Artist and poet, William Blake, wrote the poem, And Did Those Feet In Ancient Time? in 1808. Over a hundred years later, in 1916, England’s poet laureate, Robert Bridges, plucked the poem from its bin of historical obscurity for a collection of British poetry. Composer Hubert Parry in the same year set the poem to music. It has been known as “Jerusalem” ever since.
The song has since become a staple of modern British culture, sung at the recent Royal Wedding and at the funeral of Princess Diana, It has been featured in a number of movies and television works, including the Academy Award winning picture, Chariots of Fire The picture derives it name from the celebrated chorus in the song.
Bring me my Bow of burning gold;
Bring me my Arrows of desire:
Bring me my Spear: O clouds unfold!
Bring me my Chariot of fire!
Few people, even few Brits, realize that this song celebrates the story that Jesus as a young boy traveled to England. This trip was made with his uncle, Joseph of Arimathea, a tin merchant and Mary’s brother. These would have been business trips to England. The only mentions of Joseph of Arimathea in the Bible are in association with providing the tomb for Jesus’ body. The Bible is largely silent on Jesus from childhood to public ministry.
This legend has been alive for almost 2000 years. Further legend believes that Joseph of Arimathea returned after the death of Jesus and started the first “cristen” church of England in the village of Glastonbury around 60 A D.
Joseph decided upon Glastonbury because when he thrust his staff into the ground on Wearyall Hill, above Glastonbury, it took root and flowered.
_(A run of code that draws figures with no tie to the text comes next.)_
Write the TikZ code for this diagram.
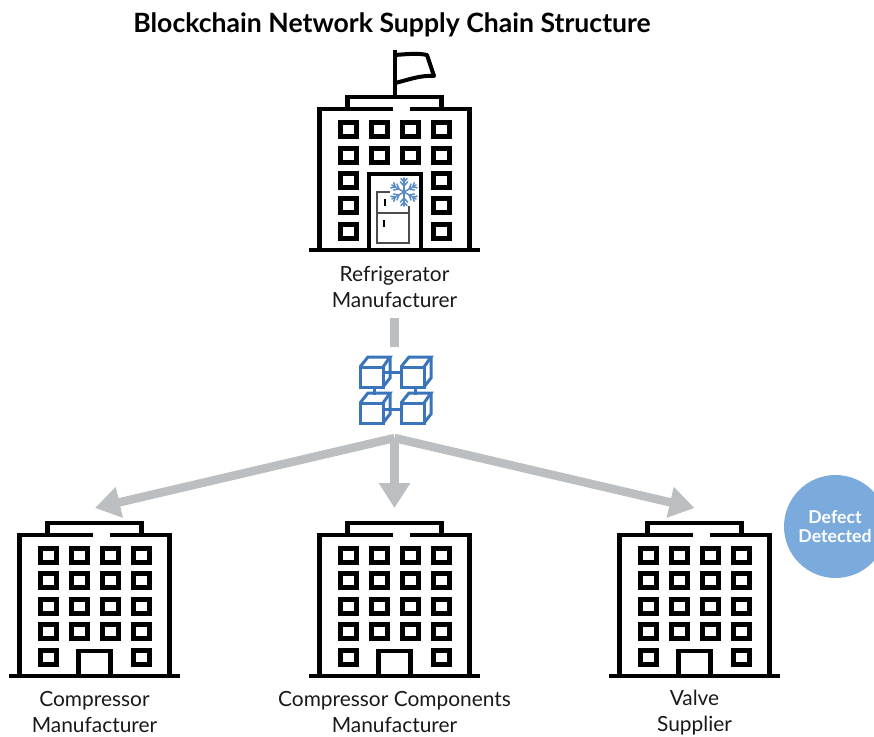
\documentclass[tikz,border=0pt]{standalone}
\usepackage{fontspec}
\setmainfont{Lato}
\usetikzlibrary{arrows.meta}
\definecolor{linkgray}{HTML}{BBBFC1}
\definecolor{chainblue}{HTML}{3A75BC}
\definecolor{badgeblue}{HTML}{7AABDC}
\tikzset{
  x=1pt,y=-1pt,
  wall/.style={draw=black,line width=4.2pt,line cap=butt,line join=miter},
  windowbox/.style={draw=black,line width=5pt,fill=white},
  label/.style={font=\fontsize{20.9}{26}\selectfont,align=center,text=black!90,inner sep=0pt},
  linkline/.style={draw=linkgray,line width=8.5pt},
  linkarrow/.style={linkline,-{Triangle[length=25pt,width=30pt]}},
  cube/.style={draw=chainblue,line width=3pt,line join=miter},
  chainlink/.style={draw=chainblue,line width=3pt},
  fridge/.style={draw=black!70,line width=1.5pt},
  flake/.style={draw=chainblue!85,line width=1.5pt,line cap=round},
  pics/shell/.style={code={
    \draw[wall] (-47,-141) -- (-47,-153) -- (47,-153) -- (47,-141);
    \draw[wall] (-1.5,-141) -- (-75,-141) -- (-75,0);
    \draw[wall] (15.5,-141) -- (75,-141) -- (75,0);
    \draw[wall] (-85.5,0) -- (85,0);
  }},
  pics/win/.style={code={\draw[windowbox] (-8,-7) rectangle (8,7);}},
  pics/fullbuilding/.style={code={
    \pic {shell};
    \foreach \wy in {-121,-96,-70,-45}
      \foreach \wx in {-46.5,-15.5,15.5,46.5}
        \pic at (\wx,\wy) {win};
    \foreach \wx in {-46.5,46.5}
      \pic at (\wx,-19) {win};
    \draw[wall] (-16,0) -- (-16,-25) -- (16,-25) -- (16,0);
  }},
  pics/blockcube/.style={code={
    \draw[cube] (0,0) rectangle (23,20);
    \draw[cube] (0,0) -- (8,-10) -- (30,-10) -- (23,0);
    \draw[cube] (30,-10) -- (30,11) -- (23,20);
  }}
}
\begin{document}
\begin{tikzpicture}
\useasboundingbox (0,0) rectangle (874,736);
\node[font=\fontsize{26.6}{30}\selectfont\bfseries,inner sep=0pt] (title) at (392,25) {Blockchain Network Supply Chain Structure};

% Top building
\pic at (394.5,250) {shell};
\foreach \wy in {129,155}
  \foreach \wx in {348,379,410,441}
    \pic at (\wx,\wy) {win};
\foreach \wy in {180,205,231}
  \foreach \wx in {348,441}
    \pic at (\wx,\wy) {win};
\draw[wall] (369,250) -- (369,174) -- (421,174) -- (421,250);
\draw[wall] (395,97) -- (395,50);
\draw[wall,line width=4pt,line join=round] (395,55) .. controls (408,54) and (418,53) .. (427,55) -- (434,76) .. controls (420,75) and (408,80) .. (395,83);
% Fridge
\draw[fridge] (390,192) -- (377,192) -- (377,243) -- (409,243) -- (409,206);
\draw[fridge] (377,213) -- (409,213);
\draw[black,line width=1.8pt] (385,199) -- (385,206);
\draw[black,line width=1.8pt] (384,220) -- (384,227);
% Snowflake
\begin{scope}[shift={(404,192)}]
  \foreach \a in {30,90,150,210,270,330}{
    \begin{scope}[rotate=\a]
      \draw[flake] (0,0) -- (14,0);
      \draw[flake] (6,0) -- (10,3.5);
      \draw[flake] (6,0) -- (10,-3.5);
      \draw[flake] (10,0) -- (13.5,3);
      \draw[flake] (10,0) -- (13.5,-3);
    \end{scope}
  }
\end{scope}
\node[label] (refr) at (394.5,287) {Refrigerator\\Manufacturer};

% Blockchain
\coordinate (chaintop) at (394.5,347);
\coordinate (reflow) at (394.5,318);
\draw[linkline,line width=9pt] (reflow) -- (chaintop);
\pic at (360,367) {blockcube};
\pic at (401,367) {blockcube};
\pic at (360,403) {blockcube};
\pic at (401,403) {blockcube};
\coordinate (la) at (383,372); \coordinate (lb) at (401,372);
\coordinate (lc) at (383,409); \coordinate (ld) at (401,409);
\coordinate (le) at (374,387); \coordinate (lf) at (374,395);
\coordinate (lg) at (415,387); \coordinate (lh) at (415,395);
\draw[chainlink] (la) -- (lb);
\draw[chainlink] (lc) -- (ld);
\draw[chainlink] (le) -- (lf);
\draw[chainlink] (lg) -- (lh);

% Arrows
\coordinate (hub) at (394.5,438);
\coordinate (tipl) at (95,508);
\coordinate (tipc) at (394.5,508);
\coordinate (tipr) at (694.5,508);
\draw[linkarrow] (hub) -- (tipl);
\draw[linkarrow] (hub) -- (tipc);
\draw[linkarrow] (hub) -- (tipr);

% Bottom buildings
\pic at (94.5,676) {fullbuilding};
\pic at (394.5,676) {fullbuilding};
\pic at (694.5,676) {fullbuilding};
\node[label] (comp) at (94.5,712) {Compressor\\Manufacturer};
\node[label] (cc) at (394.5,712) {Compressor Components\\Manufacturer};
\node[label] (valve) at (694.5,713) {Valve\\Supplier};

% Badge
\begin{scope}
  \clip (0,0) rectangle (874,736);
  \fill[badgeblue] (835.5,526.5) circle (51.5);
\end{scope}
\node[font=\fontsize{17.7}{19}\selectfont\bfseries,text=white,align=center,inner sep=0pt] (defect) at (835,526.5) {Defect\\Detected};
\end{tikzpicture}
\end{document}
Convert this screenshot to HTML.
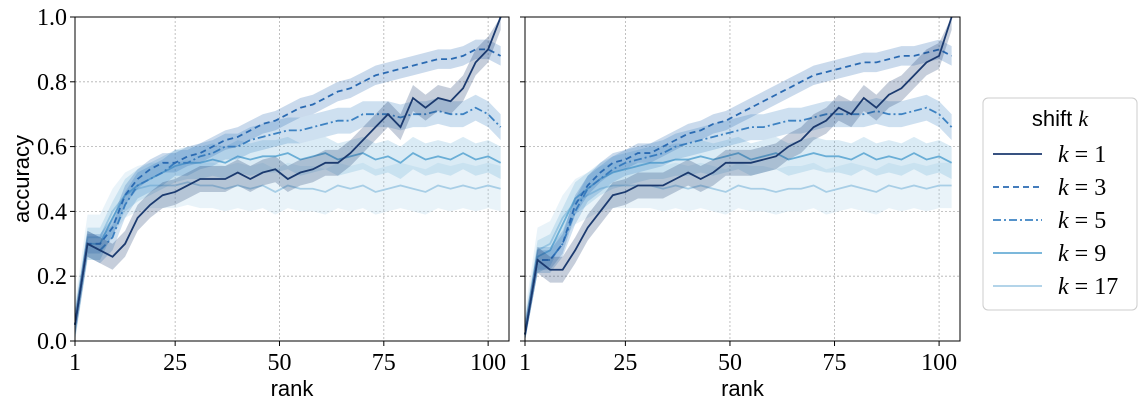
<!DOCTYPE html>
<html><head><meta charset="utf-8"><style>
body{margin:0;background:#fff;}
svg text{fill:#000;}
.ser{font-family:"Liberation Serif",serif;font-size:24px;}
.san{font-family:"Liberation Sans",sans-serif;font-size:22px;}
</style></head><body>
<svg id="c" width="1146" height="409" xmlns="http://www.w3.org/2000/svg"></svg>
<script>
const ranks=[1,4,7,10,13,16,19,22,25,28,31,34,37,40,43,46,49,52,55,58,61,64,67,70,73,76,79,82,85,88,91,94,97,100,103];
const xTicks=[1,25,50,75,100];
const yTicks=[0,0.2,0.4,0.6,0.8,1.0];
const yTickLabels=["0.0","0.2","0.4","0.6","0.8","1.0"];
const seriesNames=["k = 1","k = 3","k = 5","k = 9","k = 17"];
const bandWidth=[0.04,0.03,0.04,0.05,0.07];
const L_k1=[0.05,0.30,0.28,0.26,0.30,0.38,0.42,0.45,0.46,0.48,0.50,0.50,0.50,0.52,0.50,0.52,0.53,0.50,0.52,0.53,0.55,0.55,0.58,0.62,0.66,0.70,0.66,0.75,0.72,0.75,0.74,0.78,0.86,0.90,1.00];
const L_k3=[0.05,0.30,0.30,0.35,0.45,0.50,0.53,0.55,0.55,0.57,0.58,0.60,0.62,0.63,0.65,0.67,0.68,0.70,0.72,0.73,0.75,0.77,0.78,0.80,0.82,0.83,0.84,0.85,0.86,0.87,0.87,0.88,0.90,0.90,0.88];
const L_k5=[0.05,0.30,0.28,0.32,0.42,0.48,0.50,0.52,0.55,0.55,0.57,0.58,0.60,0.60,0.62,0.63,0.64,0.65,0.65,0.66,0.67,0.68,0.68,0.70,0.70,0.70,0.69,0.70,0.70,0.71,0.70,0.70,0.72,0.70,0.66];
const L_k9=[0.05,0.30,0.30,0.38,0.45,0.48,0.50,0.52,0.54,0.55,0.55,0.56,0.55,0.57,0.56,0.57,0.57,0.58,0.56,0.57,0.58,0.56,0.57,0.58,0.56,0.57,0.55,0.58,0.56,0.57,0.56,0.58,0.56,0.57,0.55];
const L_k17=[0.05,0.32,0.32,0.40,0.45,0.47,0.48,0.48,0.48,0.49,0.48,0.48,0.47,0.48,0.47,0.48,0.46,0.48,0.47,0.47,0.46,0.48,0.47,0.48,0.46,0.47,0.48,0.47,0.46,0.48,0.47,0.48,0.47,0.48,0.47];
const R_k1=[0.02,0.25,0.22,0.22,0.28,0.35,0.40,0.45,0.46,0.48,0.48,0.48,0.50,0.52,0.50,0.52,0.55,0.55,0.55,0.56,0.57,0.60,0.62,0.66,0.68,0.72,0.70,0.75,0.72,0.76,0.78,0.82,0.86,0.88,1.00];
const R_k3=[0.02,0.25,0.25,0.30,0.42,0.48,0.52,0.55,0.56,0.58,0.58,0.60,0.62,0.64,0.65,0.67,0.68,0.70,0.72,0.74,0.76,0.78,0.80,0.82,0.83,0.84,0.85,0.86,0.86,0.87,0.88,0.88,0.89,0.90,0.88];
const R_k5=[0.02,0.25,0.25,0.30,0.40,0.47,0.50,0.53,0.55,0.56,0.57,0.58,0.60,0.61,0.62,0.63,0.64,0.65,0.66,0.66,0.67,0.68,0.68,0.69,0.70,0.70,0.70,0.70,0.71,0.70,0.70,0.71,0.72,0.70,0.66];
const R_k9=[0.02,0.26,0.28,0.36,0.44,0.47,0.50,0.52,0.53,0.54,0.55,0.55,0.56,0.56,0.57,0.56,0.57,0.58,0.56,0.57,0.58,0.56,0.57,0.58,0.57,0.57,0.56,0.58,0.56,0.57,0.56,0.58,0.56,0.57,0.55];
const R_k17=[0.02,0.28,0.30,0.38,0.43,0.45,0.47,0.48,0.48,0.48,0.48,0.47,0.48,0.47,0.48,0.47,0.46,0.48,0.47,0.47,0.46,0.47,0.47,0.48,0.46,0.47,0.48,0.47,0.46,0.48,0.47,0.48,0.47,0.48,0.48];
const colors=["#1b3a6f","#2a6ab2","#3d82c2","#6aaed6","#a8cee6"];
const dashes=["","6,4","8,3,2,3","",""];
const NS="http://www.w3.org/2000/svg";
const svg=document.getElementById('c');
function el(t,a,p){const e=document.createElementNS(NS,t);for(const k in a)e.setAttribute(k,a[k]);(p||svg).appendChild(e);return e;}
const plotTop=17,plotBot=341;
function panel(x0,x1,data,showY,name){
  const g=el('g',{});
  
  
  const X=v=>x0+(v-1)/(105-1)*(x1-x0);
  const Y=v=>plotBot-v*(plotBot-plotTop);
  xTicks.forEach(t=>{const l=el('line',{x1:X(t),x2:X(t),y1:plotTop,y2:plotBot,stroke:'#b0b0b0','stroke-dasharray':'2,2','stroke-width':0.8},g);
    
    el('line',{x1:X(t),x2:X(t),y1:plotBot,y2:plotBot+5,stroke:'#000'},g);
    const tx=el('text',{x:X(t),y:plotBot+29,'text-anchor':'middle',class:'ser'},g);tx.textContent=t;
    });
  yTicks.forEach((t,i)=>{const l=el('line',{x1:x0,x2:x1,y1:Y(t),y2:Y(t),stroke:'#b0b0b0','stroke-dasharray':'2,2','stroke-width':0.8},g);
    
    el('line',{x1:x0-5,x2:x0,y1:Y(t),y2:Y(t),stroke:'#000'},g);
    if(showY){const tx=el('text',{x:x0-8,y:Y(t)+8,'text-anchor':'end',class:'ser'},g);tx.textContent=yTickLabels[i];
    }});
  for(let s=data.length-1;s>=0;s--){
    const d=data[s];const n=Math.min(d.length,ranks.length);
    let up='',dn='';
    for(let i=0;i<n;i++)up+=(i?'L':'M')+X(ranks[i])+','+Y(Math.min(1,d[i]+bandWidth[s]));
    for(let i=n-1;i>=0;i--)dn+='L'+X(ranks[i])+','+Y(Math.max(0,d[i]-bandWidth[s]));
    const b=el('path',{d:up+dn+'Z',fill:colors[s],'fill-opacity':0.25,stroke:'none'},g);
    
    let p='';for(let i=0;i<n;i++)p+=(i?'L':'M')+X(ranks[i])+','+Y(d[i]);
    const ln=el('path',{d:p,fill:'none',stroke:colors[s],'stroke-width':1.8,'stroke-dasharray':dashes[s]},g);
    
  }
  el('rect',{x:x0,y:plotTop,width:x1-x0,height:plotBot-plotTop,fill:'none',stroke:'#000','stroke-width':1},g);
  const xl=el('text',{x:(x0+x1)/2,y:396,'text-anchor':'middle',class:'san'},g);xl.textContent='rank';
  
}
panel(75,509,[L_k1,L_k3,L_k5,L_k9,L_k17],true,'left-panel');
panel(525,960,[R_k1,R_k3,R_k5,R_k9,R_k17],false,'right-panel');
const yl=el('text',{x:0,y:0,transform:'translate(29,179) rotate(-90)','text-anchor':'middle',class:'san'});yl.textContent='accuracy';

const lg=el('g',{});


el('rect',{x:983,y:98,width:154,height:212,rx:5,fill:'#fff',stroke:'#ccc'},lg);
const tt=el('text',{x:1060,y:126,'text-anchor':'middle',class:'san'},lg);tt.innerHTML='shift <tspan font-family="Liberation Serif" font-style="italic">k</tspan>';

seriesNames.forEach((nm,i)=>{const y=154+i*33;
  const ln=el('line',{x1:993,x2:1042,y1:y,y2:y,stroke:colors[i],'stroke-width':1.8,'stroke-dasharray':dashes[i]},lg);
  
  const t=el('text',{x:1058,y:y+8,class:'ser'},lg);t.innerHTML='<tspan font-style="italic">k</tspan> = '+nm.split(' = ')[1];
  });
</script>
</body></html>
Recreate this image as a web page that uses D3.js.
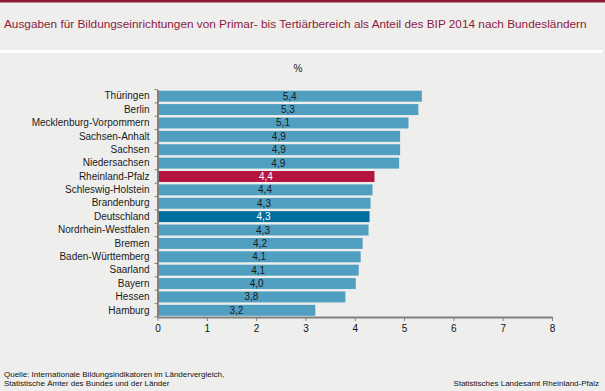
<!DOCTYPE html>
<html><head><meta charset="utf-8">
<script src="https://cdn.jsdelivr.net/npm/d3@7/dist/d3.min.js"></script>
<style>
html,body{margin:0;padding:0;background:#eeefed;}
svg{display:block;font-family:"Liberation Sans",Arial,sans-serif;}
</style></head><body>
<svg id="c" width="605" height="391"></svg>
<script>
const categories = ["Thüringen","Berlin","Mecklenburg-Vorpommern","Sachsen-Anhalt","Sachsen","Niedersachsen","Rheinland-Pfalz","Schleswig-Holstein","Brandenburg","Deutschland","Nordrhein-Westfalen","Bremen","Baden-Württemberg","Saarland","Bayern","Hessen","Hamburg"];
const values = [5.36,5.29,5.09,4.92,4.92,4.90,4.40,4.36,4.32,4.30,4.28,4.16,4.12,4.08,4.02,3.81,3.20];
const labels = ["5,4","5,3","5,1","4,9","4,9","4,9","4,4","4,4","4,3","4,3","4,3","4,2","4,1","4,1","4,0","3,8","3,2"];
const xTicks = [0,1,2,3,4,5,6,7,8];
const title = "Ausgaben für Bildungseinrichtungen von Primar- bis Tertiärbereich als Anteil des BIP 2014 nach Bundesländern";
const unit = "%";
const source = ["Quelle: Internationale Bildungsindikatoren im Ländervergleich,","Statistische Ämter des Bundes und der Länder"];
const publisher = "Statistisches Landesamt Rheinland-Pfalz";

const svg = d3.select("#c");
svg.append("rect").attr("x",0).attr("y",0).attr("width",605).attr("height",2.5).attr("fill","#8c1a35");
svg.append("rect").attr("x",0).attr("y",50).attr("width",603).attr("height",3).attr("fill","#ffffff");
svg.append("text").attr("x",4).attr("y",28).attr("font-size",11.8).attr("fill","#8c1a3c").text(title);
svg.append("text").attr("x",298).attr("y",72).attr("font-size",10).attr("text-anchor","middle").attr("fill","#222").text(unit);

const x = d3.scaleLinear().domain([0,8]).range([157.5,552]);
const y = d3.scaleBand().domain(categories).range([89.5,317]).paddingInner(0.18).paddingOuter(0.09);

const colorFor = c => c==="Rheinland-Pfalz" ? "#b5143f" : (c==="Deutschland" ? "#006fa0" : "#509fc1");
const textFor = c => (c==="Rheinland-Pfalz"||c==="Deutschland") ? "#ffffff" : "#1a1a1a";

const data = categories.map((c,i)=>({c, v:values[i], l:labels[i]}));
svg.append("g").selectAll("rect").data(data).join("rect")
  .attr("x", x(0)+1).attr("y", d=>y(d.c)).attr("width", d=>x(d.v)-x(0)-1).attr("height", y.bandwidth())
  .attr("fill", d=>colorFor(d.c));
svg.append("g").selectAll("text").data(data).join("text")
  .attr("x", d=>(x(0)+x(d.v))/2).attr("y", d=>y(d.c)+y.bandwidth()/2+3.5)
  .attr("text-anchor","middle").attr("font-size",10).attr("fill", d=>textFor(d.c)).text(d=>d.l);

// y axis
const ya = svg.append("g").attr("transform",`translate(${x(0)},0)`)
  .call(d3.axisLeft(y).tickSize(0).tickPadding(8));
ya.select(".domain").attr("stroke","#808080").attr("stroke-width",2);
ya.selectAll("text").attr("font-size",10).attr("fill","#1a1a1a").attr("font-family","Liberation Sans, Arial, sans-serif");
const step = y.step();
const bounds = categories.map(c=>y(c)-step*y.paddingInner()/2).concat([y.range()[1]]);
ya.selectAll("line.bt").data(bounds).join("line").attr("class","bt")
  .attr("x1",-3).attr("x2",0).attr("y1",d=>d).attr("y2",d=>d).attr("stroke","#808080").attr("stroke-width",1);

// x axis
const xa = svg.append("g").attr("transform",`translate(0,${y.range()[1]})`)
  .call(d3.axisBottom(x).tickValues(xTicks).tickSize(4).tickSizeOuter(0).tickPadding(4).tickFormat(d3.format("d")));
xa.select(".domain").attr("stroke","#808080").attr("stroke-width",2);
xa.selectAll(".tick line").attr("stroke","#808080");
xa.selectAll("text").attr("font-size",10).attr("fill","#111").attr("font-family","Liberation Sans, Arial, sans-serif");

// footer
svg.append("g").selectAll("text").data(source).join("text")
  .attr("x",4).attr("y",(d,i)=>377+i*9).attr("font-size",8).attr("fill","#111").text(d=>d);
svg.append("text").attr("x",599).attr("y",386).attr("text-anchor","end").attr("font-size",8).attr("fill","#111").text(publisher);
</script>
</body></html>
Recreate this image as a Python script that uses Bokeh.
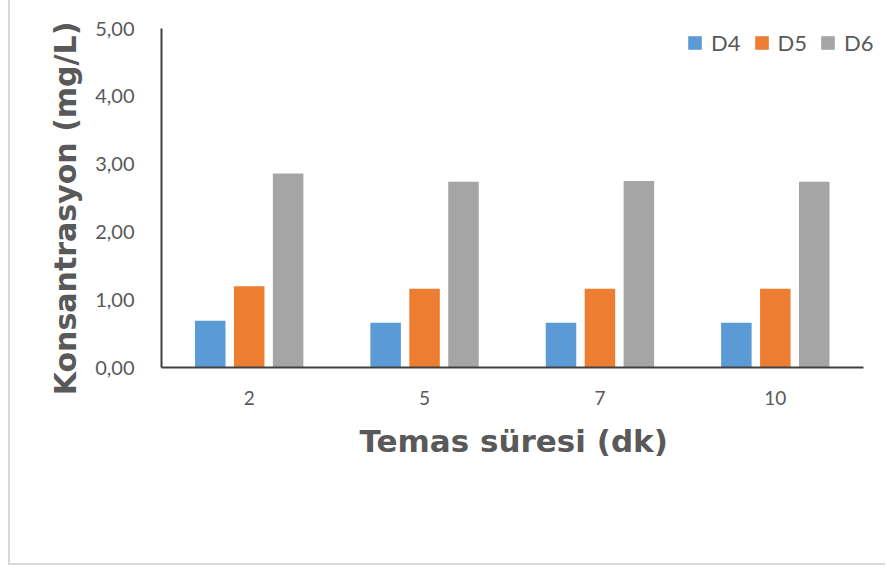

This tree is known as the Glastonbury Thorn . A descendant of that first tree still stands and blooms small white flowers twice a year.
For the last hundred years, it has been a royal tradition for the King or Queen of England’s family to celebrate Christmas dinner with a bough of blooms from the Glastonbury Thorn on the table. The bough is cut every year at Christmastime by the oldest child in the second grade in the Glastonbury school system.
Traditions among the hill folk of Somerset, England relate that Joseph, after first seeking tin from the Scillies (islands) and Cornwall, came to the Mendips and was accompanied on several occasions by the boy Jesus. At the parish Church of Priddy, near Somerset, they have an old saying: ‘As sure as our Lord was at Priddy.’ And a carol sung by the children of Priddy begins: “Joseph was a tin merchant, a tin merchant, a tin merchant, and goes on to describe him arriving from the sea in a boat.”